** The task **
Write each line of the material exactly as given, from the top through the line that contains "import plotly.graph_objects as go", and omit all pictures.

-- begin --

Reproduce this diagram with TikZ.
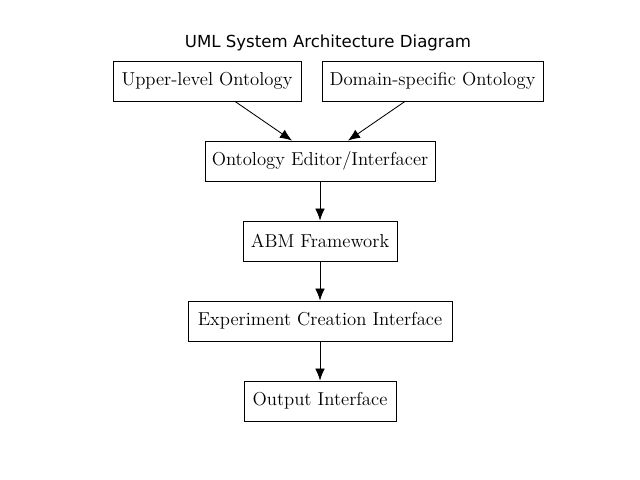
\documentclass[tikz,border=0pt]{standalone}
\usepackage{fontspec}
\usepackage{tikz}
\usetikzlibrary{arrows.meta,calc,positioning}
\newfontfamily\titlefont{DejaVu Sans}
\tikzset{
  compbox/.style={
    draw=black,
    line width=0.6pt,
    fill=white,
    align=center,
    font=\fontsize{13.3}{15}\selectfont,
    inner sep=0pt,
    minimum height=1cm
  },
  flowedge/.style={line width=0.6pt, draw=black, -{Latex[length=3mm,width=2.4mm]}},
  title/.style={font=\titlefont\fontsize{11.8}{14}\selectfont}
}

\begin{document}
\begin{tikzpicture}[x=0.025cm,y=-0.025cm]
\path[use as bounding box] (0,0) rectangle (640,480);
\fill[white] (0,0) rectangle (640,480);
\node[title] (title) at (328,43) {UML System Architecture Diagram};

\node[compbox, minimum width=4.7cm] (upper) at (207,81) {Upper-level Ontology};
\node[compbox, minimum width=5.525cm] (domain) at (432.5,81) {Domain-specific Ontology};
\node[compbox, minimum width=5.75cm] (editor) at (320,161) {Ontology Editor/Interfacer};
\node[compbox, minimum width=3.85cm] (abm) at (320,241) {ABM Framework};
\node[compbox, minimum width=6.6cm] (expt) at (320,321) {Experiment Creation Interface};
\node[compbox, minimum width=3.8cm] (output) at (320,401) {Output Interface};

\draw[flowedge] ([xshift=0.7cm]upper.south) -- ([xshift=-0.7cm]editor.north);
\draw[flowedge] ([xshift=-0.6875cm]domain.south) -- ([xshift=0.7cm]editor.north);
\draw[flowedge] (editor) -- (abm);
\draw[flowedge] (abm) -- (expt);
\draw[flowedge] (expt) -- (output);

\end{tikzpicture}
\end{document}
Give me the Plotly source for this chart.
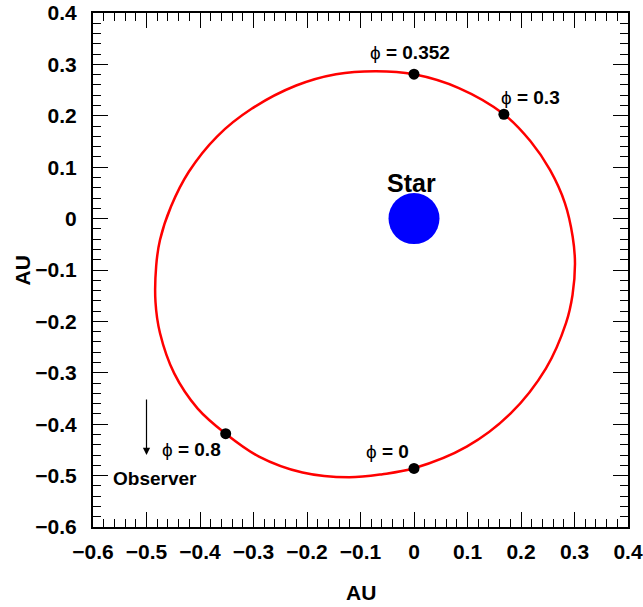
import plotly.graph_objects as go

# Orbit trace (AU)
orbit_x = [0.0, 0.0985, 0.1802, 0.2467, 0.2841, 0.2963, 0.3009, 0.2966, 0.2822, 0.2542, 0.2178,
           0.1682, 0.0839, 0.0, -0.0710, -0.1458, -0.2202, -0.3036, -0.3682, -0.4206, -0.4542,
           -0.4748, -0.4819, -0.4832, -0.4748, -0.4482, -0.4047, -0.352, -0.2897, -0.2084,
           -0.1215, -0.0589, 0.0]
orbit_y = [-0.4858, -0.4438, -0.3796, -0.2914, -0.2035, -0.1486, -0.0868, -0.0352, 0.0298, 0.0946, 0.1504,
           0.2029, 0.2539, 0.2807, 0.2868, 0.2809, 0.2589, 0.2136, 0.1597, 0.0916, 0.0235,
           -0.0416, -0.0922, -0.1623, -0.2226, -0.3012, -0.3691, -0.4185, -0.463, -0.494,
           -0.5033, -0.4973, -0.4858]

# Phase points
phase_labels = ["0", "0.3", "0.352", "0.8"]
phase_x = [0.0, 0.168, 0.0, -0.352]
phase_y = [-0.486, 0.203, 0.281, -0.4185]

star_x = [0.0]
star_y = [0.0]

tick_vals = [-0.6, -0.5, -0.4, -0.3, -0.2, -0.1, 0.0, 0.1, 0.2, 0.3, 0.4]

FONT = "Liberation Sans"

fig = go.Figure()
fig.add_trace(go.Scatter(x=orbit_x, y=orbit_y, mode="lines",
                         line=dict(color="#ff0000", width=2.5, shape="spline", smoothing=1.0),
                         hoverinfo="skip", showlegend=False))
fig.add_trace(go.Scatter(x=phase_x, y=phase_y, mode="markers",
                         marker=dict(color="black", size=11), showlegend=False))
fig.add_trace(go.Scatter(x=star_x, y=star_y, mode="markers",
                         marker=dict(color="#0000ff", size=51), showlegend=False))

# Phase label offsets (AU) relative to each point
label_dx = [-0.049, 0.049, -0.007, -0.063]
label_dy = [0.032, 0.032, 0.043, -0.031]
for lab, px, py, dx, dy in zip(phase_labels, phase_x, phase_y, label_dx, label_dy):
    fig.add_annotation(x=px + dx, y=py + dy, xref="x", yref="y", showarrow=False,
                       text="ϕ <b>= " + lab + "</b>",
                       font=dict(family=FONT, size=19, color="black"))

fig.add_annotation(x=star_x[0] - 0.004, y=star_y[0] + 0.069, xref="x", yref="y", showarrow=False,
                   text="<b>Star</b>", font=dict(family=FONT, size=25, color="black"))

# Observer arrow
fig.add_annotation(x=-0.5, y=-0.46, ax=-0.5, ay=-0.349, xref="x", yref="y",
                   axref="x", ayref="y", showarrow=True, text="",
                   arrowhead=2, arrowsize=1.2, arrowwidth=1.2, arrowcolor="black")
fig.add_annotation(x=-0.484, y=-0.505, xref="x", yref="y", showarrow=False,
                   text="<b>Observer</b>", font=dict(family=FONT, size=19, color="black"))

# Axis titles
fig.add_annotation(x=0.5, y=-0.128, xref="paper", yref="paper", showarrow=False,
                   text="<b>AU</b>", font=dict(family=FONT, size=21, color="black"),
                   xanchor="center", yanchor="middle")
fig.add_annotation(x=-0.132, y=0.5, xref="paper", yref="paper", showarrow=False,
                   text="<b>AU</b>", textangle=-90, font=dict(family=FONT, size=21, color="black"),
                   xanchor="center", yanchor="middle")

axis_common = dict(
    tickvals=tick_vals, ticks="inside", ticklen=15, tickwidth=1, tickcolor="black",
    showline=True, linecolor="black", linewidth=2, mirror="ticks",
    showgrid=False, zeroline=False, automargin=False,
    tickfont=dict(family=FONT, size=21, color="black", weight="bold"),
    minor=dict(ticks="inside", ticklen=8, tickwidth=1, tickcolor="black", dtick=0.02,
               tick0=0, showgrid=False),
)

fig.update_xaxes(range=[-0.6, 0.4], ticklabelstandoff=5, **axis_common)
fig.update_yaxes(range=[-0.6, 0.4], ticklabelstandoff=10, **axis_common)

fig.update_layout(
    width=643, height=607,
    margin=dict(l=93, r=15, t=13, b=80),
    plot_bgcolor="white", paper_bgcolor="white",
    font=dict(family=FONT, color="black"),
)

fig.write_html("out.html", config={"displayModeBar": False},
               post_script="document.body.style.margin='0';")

-- end --

** Reply to the exercise **
Reproduce this diagram with TikZ.
\documentclass[tikz,border=0pt]{standalone}
\usepackage{fontspec}
\usepackage{tikz}
\usetikzlibrary{arrows.meta,calc,positioning}
\newfontfamily\titlefont{DejaVu Sans}
\tikzset{
  compbox/.style={
    draw=black,
    line width=0.6pt,
    fill=white,
    align=center,
    font=\fontsize{13.3}{15}\selectfont,
    inner sep=0pt,
    minimum height=1cm
  },
  flowedge/.style={line width=0.6pt, draw=black, -{Latex[length=3mm,width=2.4mm]}},
  title/.style={font=\titlefont\fontsize{11.8}{14}\selectfont}
}

\begin{document}
\begin{tikzpicture}[x=0.025cm,y=-0.025cm]
\path[use as bounding box] (0,0) rectangle (640,480);
\fill[white] (0,0) rectangle (640,480);
\node[title] (title) at (328,43) {UML System Architecture Diagram};

\node[compbox, minimum width=4.7cm] (upper) at (207,81) {Upper-level Ontology};
\node[compbox, minimum width=5.525cm] (domain) at (432.5,81) {Domain-specific Ontology};
\node[compbox, minimum width=5.75cm] (editor) at (320,161) {Ontology Editor/Interfacer};
\node[compbox, minimum width=3.85cm] (abm) at (320,241) {ABM Framework};
\node[compbox, minimum width=6.6cm] (expt) at (320,321) {Experiment Creation Interface};
\node[compbox, minimum width=3.8cm] (output) at (320,401) {Output Interface};

\draw[flowedge] ([xshift=0.7cm]upper.south) -- ([xshift=-0.7cm]editor.north);
\draw[flowedge] ([xshift=-0.6875cm]domain.south) -- ([xshift=0.7cm]editor.north);
\draw[flowedge] (editor) -- (abm);
\draw[flowedge] (abm) -- (expt);
\draw[flowedge] (expt) -- (output);

\end{tikzpicture}
\end{document}
Give me the Plotly source for this chart.
import plotly.graph_objects as go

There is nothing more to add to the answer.